Spotlight on social sciences

(5 November 2019)

What do forgotten corners of the world have in common with an urban bird colony? Social sciences research is invaluable to society but its influence isn’t always obvious.

This week, we’re putting our social science research in the spotlight as part of a week-long festival which celebrates the fascinating world of social sciences.

Kittiwake colony

The Newcastle-Gateshead Quayside in the North East of England is home to the world’s furthest inland colony of kittiwakes, a globally vulnerable species.

These sea birds are usually found nesting on coastal cliffs, but over 1300 pairs return to the Tyne between March and August to nest on buildings and other infrastructure, including the famous Tyne Bridge.

The kittiwakes are loved by many and have become an integral part of the Tyne’s character, but they are not always easy to live with.

Our researchers are working with wildlife charities, communities and other organisations to help protect the kittiwakes while addressing the challenges that they pose for urban management.

Mammal monitoring

Not all animals are as easy to spot as Newcastle-Gateshead’s kittiwakes. Many are nocturnal and don’t leave their habitat in great numbers, making it hard to monitor populations.

This is why our social scientists teamed up with Durham Wildlife Trust to create MammalWeb, a platform which collates data from motion sensing camera traps, set up to photograph and monitor wild animals.

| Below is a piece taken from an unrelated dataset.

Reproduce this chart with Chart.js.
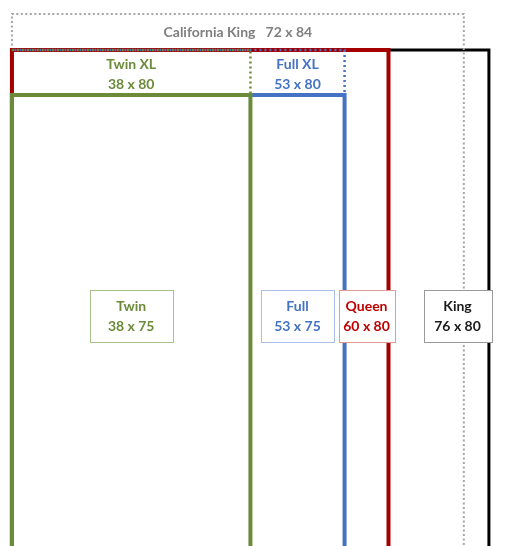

The cameras don’t trap animals but take photos and record data of their movements. This information can help protect animals and support sustainable development of natural landscapes.

Exploring the world’s forgotten lands

Our social scientists are also using virtual reality to bring hidden areas of the world to life.

The project, called Portraits of No Man’s Land, allows viewers to journey into historically significant areas, including Cyprus’ UN Buffer Zone and French villages abandoned during World War One.

Our researchers hope that bringing these stories to the world will encourage people to think about challenges we face today such as violent conflict.